O próprio Inep, na Cartilha do Participante, alerta os alunos:
Inep reforça que não há a necessidade de usar elementos coesivos em excesso
Reprodução/Inep
🤯’Na sociedade hodierna…’
As palavras rebuscadas usadas na redação do Enem não se limitam aos “operadores argumentativos”: também incluem advérbios (como “assaz”, em vez de “muito”, ou “mormente”, como sinônimo de “principalmente”) e adjetivos (sociedade “hodierna”, no lugar de “moderna” ou “atual”).
“Alguns cursinhos veiculam as redações nota mil e passam a condicionar os alunos a usar essas palavras, como se elas garantissem nota alta. E não é bem assim”, afirma Margarete Xavier, professora de língua portuguesa do Fibonacci Educação (SP).

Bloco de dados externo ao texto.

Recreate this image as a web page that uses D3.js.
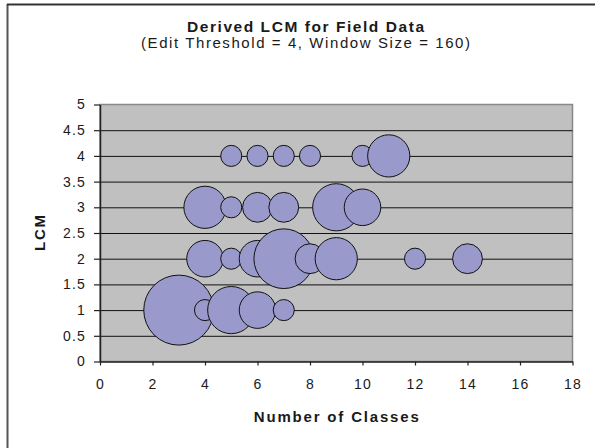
<!DOCTYPE html>
<html>
<head>
<meta charset="utf-8">
<script src="https://cdn.jsdelivr.net/npm/d3@7/dist/d3.min.js"></script>
<style>
  html, body { margin: 0; padding: 0; background: #fff; }
  svg { display: block; }
  text { font-family: "Liberation Sans", Arial, sans-serif; fill: #1a1a1a; }
</style>
</head>
<body>
<svg id="chart" width="595" height="448"></svg>
<script>
// Bubble data: number of classes (x), LCM (y), bubble size (count)
const classes = [5, 6, 7, 8, 10, 11,  4, 5, 6, 7, 9, 10,  4, 5, 6, 7, 8, 9, 12, 14,  3, 4, 5, 6, 7];
const lcm     = [4, 4, 4, 4, 4, 4,    3, 3, 3, 3, 3, 3,   2, 2, 2, 2, 2, 2, 2, 2,     1, 1, 1, 1, 1];
const counts  = [1, 1, 1, 1, 1, 4,    4, 1, 2, 2, 5, 3,   3, 1, 3, 8, 2, 4, 1, 2,     11, 1, 5, 3, 1];

const xTicks = [0, 2, 4, 6, 8, 10, 12, 14, 16, 18];
const yTicks = [0, 0.5, 1, 1.5, 2, 2.5, 3, 3.5, 4, 4.5, 5];

const titleText = "Derived LCM for Field Data";
const subtitleText = "(Edit Threshold = 4, Window Size = 160)";
const xTitle = "Number of Classes";
const yTitle = "LCM";

const svg = d3.select("#chart");
const plot = { left: 100, right: 572.5, top: 104.5, bottom: 361.5 };

const x = d3.scaleLinear().domain([0, 18]).range([plot.left, plot.right]);
const y = d3.scaleLinear().domain([0, 5]).range([plot.bottom, plot.top]);
const r = d3.scaleSqrt().domain([0, 11]).range([0, 35]);

// Outer chart frame (left and top edges)
svg.append("line").attr("x1", 7.5).attr("x2", 7.5).attr("y1", 4).attr("y2", 448)
  .attr("stroke", "#555").attr("stroke-width", 2);
svg.append("line").attr("x1", 7).attr("x2", 595).attr("y1", 4.5).attr("y2", 4.5)
  .attr("stroke", "#333").attr("stroke-width", 2);

// Titles
svg.append("text").attr("x", 305.5).attr("y", 32.3).attr("text-anchor", "middle")
  .attr("font-size", 15.5).attr("font-weight", "bold")
  .attr("textLength", 237).attr("lengthAdjust", "spacing").text(titleText);
svg.append("text").attr("x", 305.5).attr("y", 48.3).attr("text-anchor", "middle")
  .attr("font-size", 15)
  .attr("textLength", 329).attr("lengthAdjust", "spacing").text(subtitleText);

// Plot background
svg.append("rect")
  .attr("x", plot.left).attr("y", plot.top)
  .attr("width", plot.right - plot.left).attr("height", plot.bottom - plot.top)
  .attr("fill", "#c0c0c0").attr("stroke", "#888").attr("stroke-width", 1.5);

// Horizontal gridlines
const grid = svg.append("g").attr("transform", `translate(${plot.left},0)`)
  .call(d3.axisLeft(y).tickValues(yTicks.filter(v => v > 0 && v < 5))
    .tickSize(-(plot.right - plot.left)).tickFormat(""));
grid.select(".domain").remove();
grid.selectAll("line").attr("stroke", "#111").attr("stroke-width", 1);

// Bubbles
svg.append("g").selectAll("circle")
  .data(classes.map((c, i) => ({ x: c, y: lcm[i], s: counts[i] })))
  .join("circle")
  .attr("cx", d => x(d.x))
  .attr("cy", d => y(d.y))
  .attr("r", d => r(d.s))
  .attr("fill", "#9999cc")
  .attr("stroke", "#111")
  .attr("stroke-width", 1);

// Axes
const yAxis = svg.append("g").attr("transform", `translate(${plot.left},0)`)
  .call(d3.axisLeft(y).tickValues(yTicks).tickSizeInner(6).tickSizeOuter(0)
    .tickPadding(8).tickFormat(d => String(d)));
const xAxis = svg.append("g").attr("transform", `translate(0,${plot.bottom})`)
  .call(d3.axisBottom(x).tickValues(xTicks).tickSizeInner(4).tickSizeOuter(0)
    .tickPadding(14).tickFormat(d => String(d)));

[yAxis, xAxis].forEach(a => {
  a.select(".domain").attr("stroke", "#222").attr("stroke-width", 1.5);
  a.selectAll(".tick line").attr("stroke", "#222").attr("stroke-width", 1.2);
  a.selectAll(".tick text")
    .attr("font-family", "\"Liberation Sans\", Arial, sans-serif")
    .attr("font-size", 14).attr("fill", "#1a1a1a")
    .style("letter-spacing", "1.2px");
});

// Axis titles
svg.append("text").attr("x", (plot.left + plot.right) / 2).attr("y", 421.7)
  .attr("text-anchor", "middle").attr("font-size", 15).attr("font-weight", "bold")
  .attr("textLength", 165).attr("lengthAdjust", "spacing").text(xTitle);
svg.append("text")
  .attr("transform", `translate(45,${(plot.top + plot.bottom) / 2}) rotate(-90)`)
  .attr("text-anchor", "middle").attr("font-size", 15).attr("font-weight", "bold")
  .attr("textLength", 36).attr("lengthAdjust", "spacing").text(yTitle);
</script>
</body>
</html>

“Para ter um bom desempenho, é preciso estruturar os parágrafos em uma sequência lógica, estabelecida de acordo com a sua argumentação. Não é o embelezamento vocabular que importa.”
Exemplos:
“Mormente, ao avaliar a intolerância religiosa por um prisma estritamente histórico, nota-se que fenômenos decorrentes da formação nacional ainda perpetuam na atualidade.” – Vanessa Soares, Enem 2016
“Assim, as nefastas políticas públicas que visem a coibir o vilipêndio à crença – ou descrença, no caso do ateísmo – alheia, como o estímulo às denúncias, por exemplo, fomentam a permanência dessas incoerentes práticas no Brasil.” – Laryssa Cavalcanti, Enem 2016
⚠️Cuidado, pode ser cilada
Se o candidato souber o significado das palavras mais rebuscadas (mesmo das que já caíram em desuso) e empregá-las no contexto correto, não perderá pontos.
O problema é que, na ânsia por imitar Machado de Assis e parecer mais “culto”, alunos acabam escolhendo termos sem sentido.
“Por mais que seja importante variar o vocabulário e usar sinônimos, não pode ser tudo no escuro. Sem saber a definição correta, os candidatos vão perder pontos na competência 1, de gramática, e na 4, de coesão e coerência”, diz o professor Felipe.
“Muitos confundem e escrevem ‘conquanto’ achando que significa ‘portanto’, sendo que é uma palavra adversativa [que introduz uma ideia de oposição]. É preciso ter cautela e bom senso. O Enem não avalia o rebuscamento, e sim o uso correto de palavras e o mínimo de repetição.”